Świat"Tajemniczy pianista" to oszust

"Tajemniczy pianista" to oszust

Brytyjski "Daily Mirror" twierdzi, że rozwiązał zagadkę "tajemniczego pianisty" - młodego człowieka, znalezionego w kwietniu z oznakami zaniku pamięci i grającego rzekomo wirtuozersko na fortepianie.

"Tajemniczy pianista" to oszust
Źródło zdjęć: © AFP

22.08.2005 | aktual.: 22.08.2005 20:27

Obraz

Brytyjska gazeta twierdzi, że mężczyzna, którego umieszczono w szpitalu w hrabstwie Kent, przerwał milczenie po ponad czterech miesiącach i przyznał się personelowi medycznemu, iż jest niemieckim homoseksualistą.

Według "Daily Mirror", okazało się, że "tajemniczy pianista" nie ma pojęcia o grze na fortepianie. Przydomek zyskał, kiedy w szpitalu narysował pierwszy przedmiot, jaki mu przyszedł do głowy - właśnie fortepian. Natomiast doniesienia, jakoby raczył personel szpitala wspaniałymi koncertami fortepianowymi, są zwyczajną dziennikarską kaczką - twierdzi brytyjski dziennik i dodaje, że mężczyzna tylko stukał monotonnie w jeden klawisz instrumentu.

Tajemniczego blondyna w wieku 20-30 lat odnaleziono 7 kwietnia w przemoczonym garniturze, który miał usunięte wszystkie metki. Mężczyzna błąkał się po małym porcie Sheerness na wyspie Sheppey. Został umieszczony w szpitalu psychiatrycznym na północy Kentu.

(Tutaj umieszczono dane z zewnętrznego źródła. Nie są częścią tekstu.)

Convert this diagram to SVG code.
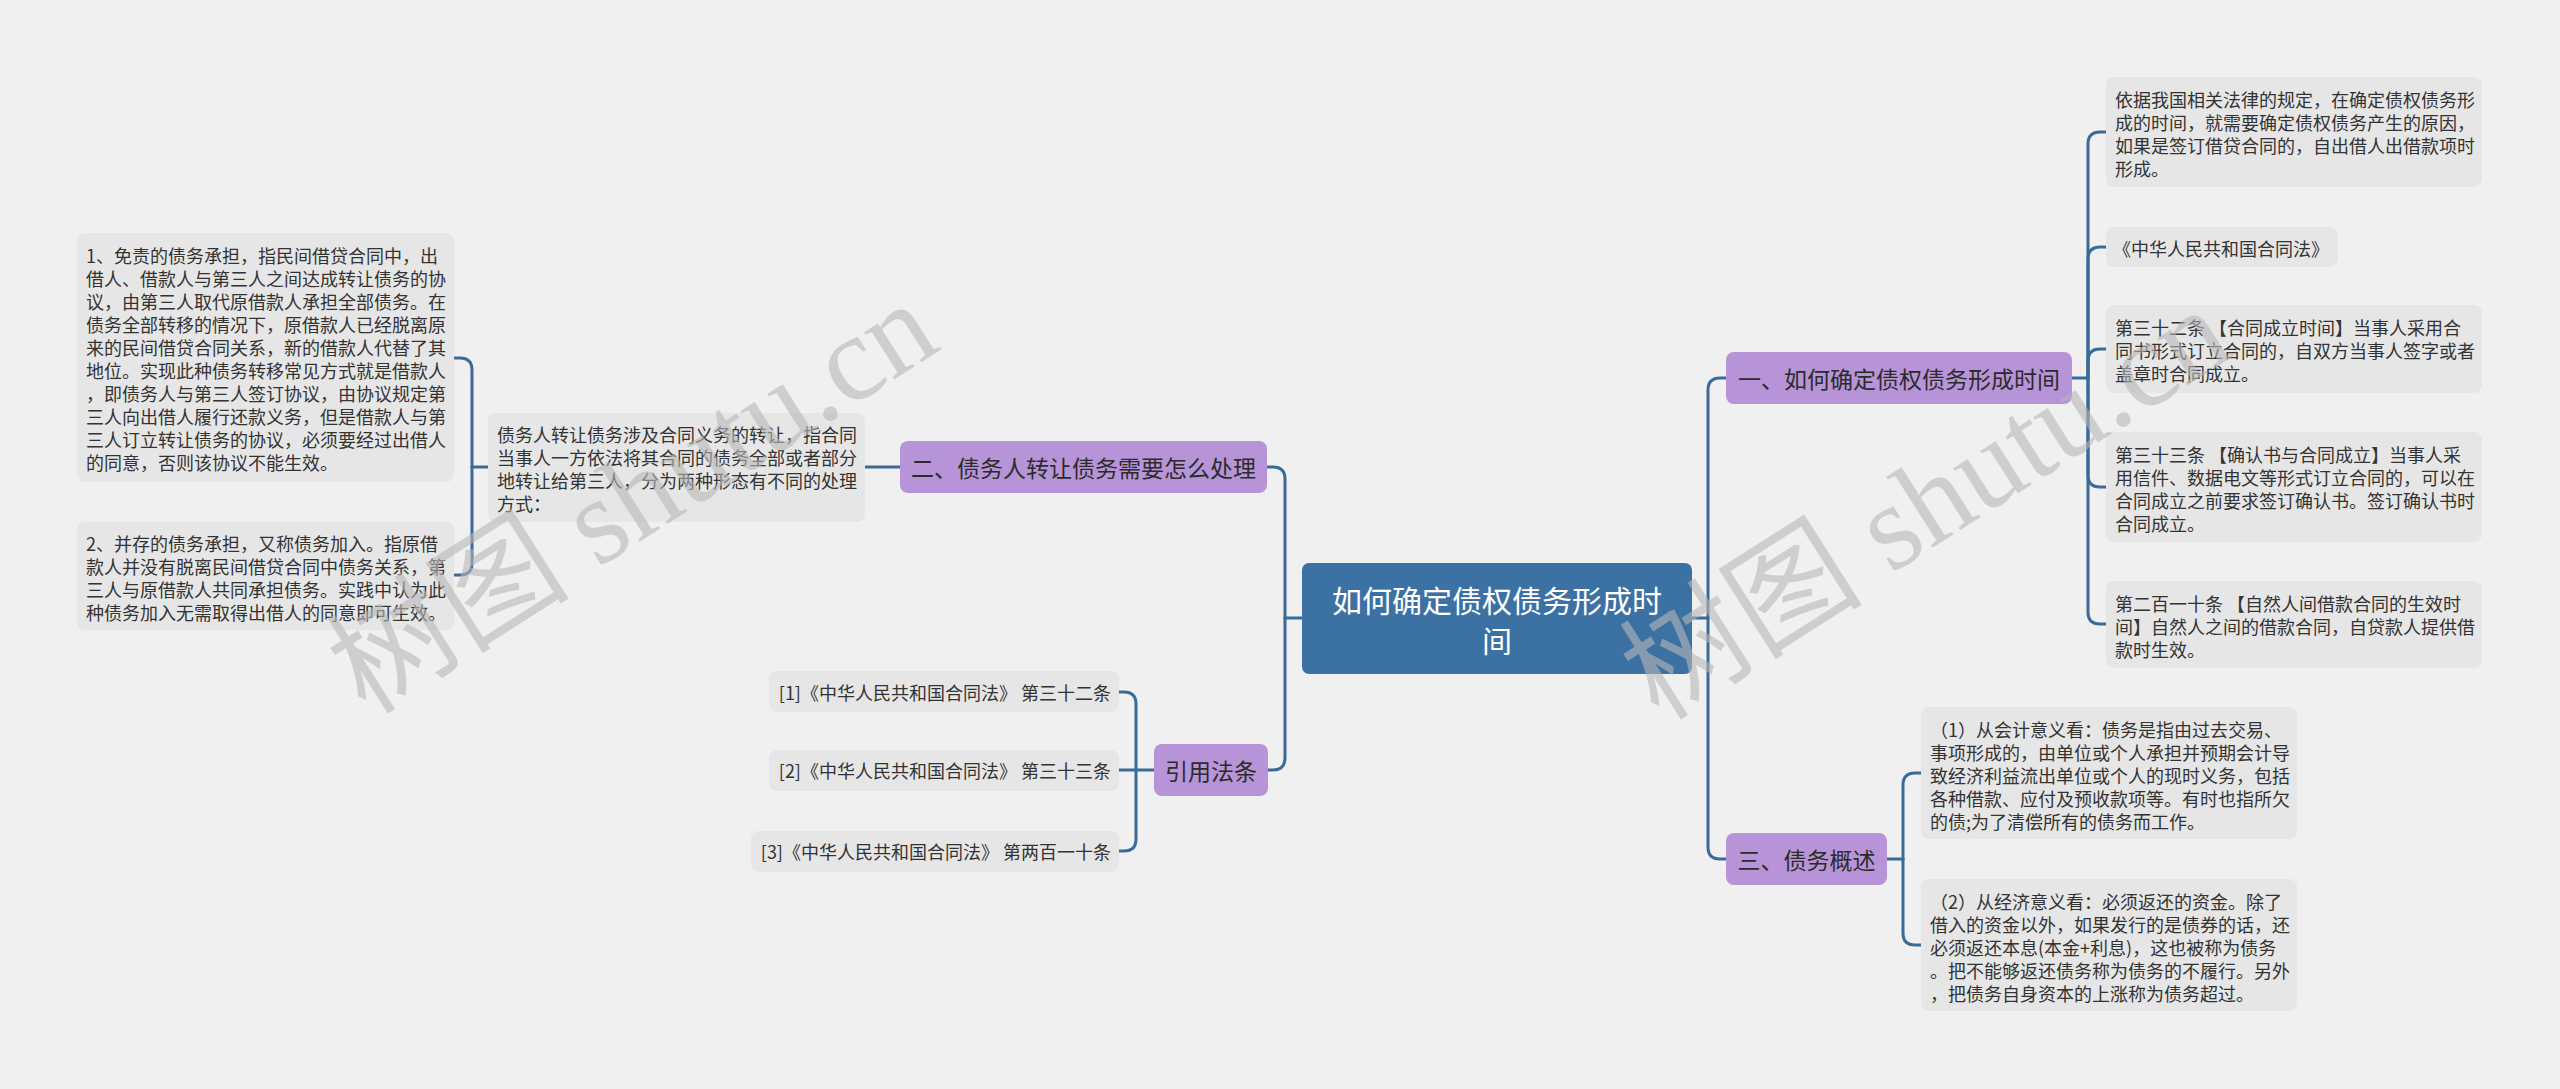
<svg xmlns="http://www.w3.org/2000/svg" width="2560" height="1089" viewBox="0 0 2560 1089">
<style>
.bg{fill:#f0f0f0}
.leaf{fill:#e6e6e6}
.branch{fill:#b794d7}
.root{fill:#3c71a4}
.t{font-family:"Noto Sans CJK SC","Noto Sans",sans-serif;font-size:18px;fill:#333333;dominant-baseline:central}
.tb{font-family:"Noto Sans CJK SC","Noto Sans",sans-serif;font-size:23px;fill:#2b2b2b;dominant-baseline:central;text-anchor:middle}
.tr{font-family:"Noto Sans CJK SC","Noto Sans",sans-serif;font-size:30px;fill:#ffffff;dominant-baseline:central;text-anchor:middle}
.c{fill:none;stroke:#3a6b98;stroke-width:3;stroke-linecap:round}
.wm{font-family:"Liberation Serif","Noto Sans CJK SC",serif;font-size:122px;fill:#b8b8b8;opacity:0.6}
</style>
<rect class="bg" x="0" y="0" width="2560" height="1089"/>
<g id="connectors">
<path class="c" d="M1302,618 H1285"/>
<path class="c" d="M1285,618 V479 Q1285,467 1273,467 H1267"/>
<path class="c" d="M1285,618 V758 Q1285,770 1273,770 H1267"/>
<path class="c" d="M900,467 H865"/>
<path class="c" d="M488,467 H472"/>
<path class="c" d="M472,467 V370 Q472,358 460,358 H455"/>
<path class="c" d="M472,467 V563 Q472,575 460,575 H455"/>
<path class="c" d="M1154,770 H1119"/>
<path class="c" d="M1136,770 V704 Q1136,692 1124,692 H1119"/>
<path class="c" d="M1136,770 V839 Q1136,851 1124,851 H1119"/>
<path class="c" d="M1692,618 H1708"/>
<path class="c" d="M1708,618 V390 Q1708,378 1720,378 H1726"/>
<path class="c" d="M1708,618 V847 Q1708,859 1720,859 H1726"/>
<path class="c" d="M2072,378 H2088"/>
<path class="c" d="M2088,378 V144 Q2088,132 2100,132 H2106"/>
<path class="c" d="M2088,378 V259 Q2088,247 2100,247 H2106"/>
<path class="c" d="M2088,378 V361 Q2088,349 2100,349 H2106"/>
<path class="c" d="M2088,378 V475 Q2088,487 2100,487 H2106"/>
<path class="c" d="M2088,378 V612 Q2088,624 2100,624 H2106"/>
<path class="c" d="M1887,859 H1903"/>
<path class="c" d="M1903,859 V785 Q1903,773 1915,773 H1921"/>
<path class="c" d="M1903,859 V933 Q1903,945 1915,945 H1921"/>
</g>
<g id="root">
<rect class="root" x="1302" y="563" width="390" height="111" rx="7"/>
<text class="tr" x="1497" y="599">如何确定债权债务形成时</text>
<text class="tr" x="1497" y="639">间</text>
</g>
<g id="b1">
<rect class="branch" x="1726" y="352" width="346" height="52" rx="8"/>
<text class="tb" x="1899" y="378">一、如何确定债权债务形成时间</text>
</g>
<g id="b2">
<rect class="branch" x="900" y="441" width="367" height="52" rx="8"/>
<text class="tb" x="1083.5" y="467">二、债务人转让债务需要怎么处理</text>
</g>
<g id="b3">
<rect class="branch" x="1726" y="833" width="161" height="52" rx="8"/>
<text class="tb" x="1806.5" y="859">三、债务概述</text>
</g>
<g id="b4">
<rect class="branch" x="1154" y="744" width="114" height="52" rx="8"/>
<text class="tb" x="1211" y="770">引用法条</text>
</g>
<g id="n1c1">
<rect class="leaf" x="2106" y="77" width="376" height="110" rx="8"/>
<text class="t" x="2115" y="99"><tspan x="2115">依据我国相关法律的规定，在确定债权债务形</tspan><tspan x="2115" dy="23">成的时间，就需要确定债权债务产生的原因，</tspan><tspan x="2115" dy="23">如果是签订借贷合同的，自出借人出借款项时</tspan><tspan x="2115" dy="23">形成。</tspan></text>
</g>
<g id="n1c2">
<rect class="leaf" x="2106" y="227" width="232" height="40" rx="8"/>
<text class="t" x="2113" y="248">《中华人民共和国合同法》</text>
</g>
<g id="n1c3">
<rect class="leaf" x="2106" y="305" width="376" height="88" rx="8"/>
<text class="t" x="2115" y="327"><tspan x="2115">第三十二条 【合同成立时间】当事人采用合</tspan><tspan x="2115" dy="23">同书形式订立合同的，自双方当事人签字或者</tspan><tspan x="2115" dy="23">盖章时合同成立。</tspan></text>
</g>
<g id="n1c4">
<rect class="leaf" x="2106" y="432" width="376" height="110" rx="8"/>
<text class="t" x="2115" y="454"><tspan x="2115">第三十三条 【确认书与合同成立】当事人采</tspan><tspan x="2115" dy="23">用信件、数据电文等形式订立合同的，可以在</tspan><tspan x="2115" dy="23">合同成立之前要求签订确认书。签订确认书时</tspan><tspan x="2115" dy="23">合同成立。</tspan></text>
</g>
<g id="n1c5">
<rect class="leaf" x="2106" y="581" width="376" height="87" rx="8"/>
<text class="t" x="2115" y="603"><tspan x="2115">第二百一十条 【自然人间借款合同的生效时</tspan><tspan x="2115" dy="23">间】自然人之间的借款合同，自贷款人提供借</tspan><tspan x="2115" dy="23">款时生效。</tspan></text>
</g>
<g id="n3c1">
<rect class="leaf" x="1921" y="707" width="376" height="132" rx="8"/>
<text class="t" x="1930" y="729"><tspan x="1930">（1）从会计意义看：债务是指由过去交易、</tspan><tspan x="1930" dy="23">事项形成的，由单位或个人承担并预期会计导</tspan><tspan x="1930" dy="23">致经济利益流出单位或个人的现时义务，包括</tspan><tspan x="1930" dy="23">各种借款、应付及预收款项等。有时也指所欠</tspan><tspan x="1930" dy="23">的债;为了清偿所有的债务而工作。</tspan></text>
</g>
<g id="n3c2">
<rect class="leaf" x="1921" y="879" width="376" height="132" rx="8"/>
<text class="t" x="1930" y="901"><tspan x="1930">（2）从经济意义看：必须返还的资金。除了</tspan><tspan x="1930" dy="23">借入的资金以外，如果发行的是债券的话，还</tspan><tspan x="1930" dy="23">必须返还本息(本金+利息)，这也被称为债务</tspan><tspan x="1930" dy="23">。把不能够返还债务称为债务的不履行。另外</tspan><tspan x="1930" dy="23">，把债务自身资本的上涨称为债务超过。</tspan></text>
</g>
<g id="n2mid">
<rect class="leaf" x="488" y="413" width="377" height="109" rx="8"/>
<text class="t" x="497" y="434"><tspan x="497">债务人转让债务涉及合同义务的转让，指合同</tspan><tspan x="497" dy="23">当事人一方依法将其合同的债务全部或者部分</tspan><tspan x="497" dy="23">地转让给第三人，分为两种形态有不同的处理</tspan><tspan x="497" dy="23">方式：</tspan></text>
</g>
<g id="n2c1">
<rect class="leaf" x="77" y="233" width="377" height="249" rx="8"/>
<text class="t" x="86" y="255"><tspan x="86">1、免责的债务承担，指民间借贷合同中，出</tspan><tspan x="86" dy="23">借人、借款人与第三人之间达成转让债务的协</tspan><tspan x="86" dy="23">议，由第三人取代原借款人承担全部债务。在</tspan><tspan x="86" dy="23">债务全部转移的情况下，原借款人已经脱离原</tspan><tspan x="86" dy="23">来的民间借贷合同关系，新的借款人代替了其</tspan><tspan x="86" dy="23">地位。实现此种债务转移常见方式就是借款人</tspan><tspan x="86" dy="23">，即债务人与第三人签订协议，由协议规定第</tspan><tspan x="86" dy="23">三人向出借人履行还款义务，但是借款人与第</tspan><tspan x="86" dy="23">三人订立转让债务的协议，必须要经过出借人</tspan><tspan x="86" dy="23">的同意，否则该协议不能生效。</tspan></text>
</g>
<g id="n2c2">
<rect class="leaf" x="77" y="522" width="377" height="108" rx="8"/>
<text class="t" x="86" y="543"><tspan x="86">2、并存的债务承担，又称债务加入。指原借</tspan><tspan x="86" dy="23">款人并没有脱离民间借贷合同中债务关系，第</tspan><tspan x="86" dy="23">三人与原借款人共同承担债务。实践中认为此</tspan><tspan x="86" dy="23">种债务加入无需取得出借人的同意即可生效。</tspan></text>
</g>
<g id="cite1">
<rect class="leaf" x="769" y="671" width="350" height="41" rx="8"/>
<text class="t" x="1111" y="692" text-anchor="end">[1]《中华人民共和国合同法》 第三十二条</text>
</g>
<g id="cite2">
<rect class="leaf" x="769" y="750" width="350" height="41" rx="8"/>
<text class="t" x="1111" y="770" text-anchor="end">[2]《中华人民共和国合同法》 第三十三条</text>
</g>
<g id="cite3">
<rect class="leaf" x="751" y="831" width="368" height="41" rx="8"/>
<text class="t" x="1111" y="851" text-anchor="end">[3]《中华人民共和国合同法》 第两百一十条</text>
</g>
<g id="watermarks">
<text class="wm" transform="translate(366,716) rotate(-32.5)">树图 shutu.cn</text>
<text class="wm" transform="translate(1659,722) rotate(-32.5)">树图 shutu.cn</text>
</g>
</svg>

Co jakiś czas pojawiały się doniesienia, że "tajemniczy pianista" został rozpoznany przez kolegów, rodzinę, znajomych. M.in. pewien Polak występujący w Rzymie jako mim, na opublikowanym we włoskiej prasie zdjęciu rozpoznał francuskiego artystę ulicznego. Wszystkie te doniesienia okazywały się nieprawdziwe.

Według "Daily Mirror", mężczyzna, kiedy już zdecydował się przerwać milczenie, powiedział, że do Wielkiej Brytanii przyjechał pociągiem z Paryża, kiedy stracił tam pracę. Dodał, że ma dwie siostry, a jego ojciec jest rolnikiem w Niemczech. Powiedział też, że kiedy znaleziono go na plaży, usiłował popełnić samobójstwo.

"Pianista" pracował kiedyś podobno z chorymi psychicznie, co ułatwiło mu symulowanie załamania nerwowego, amnezji, autyzmu itp. Udało mu się wprowadzić w błąd wielu lekarzy.

"Daily Mirror" informuje, że mężczyzna poleciał do Niemiec. Brytyjska służba zdrowia, która wydała dziesiątki tysięcy funtów szterlingów na jego leczenie, rozważa wystąpienie przeciwko symulantowi na drogę sądową.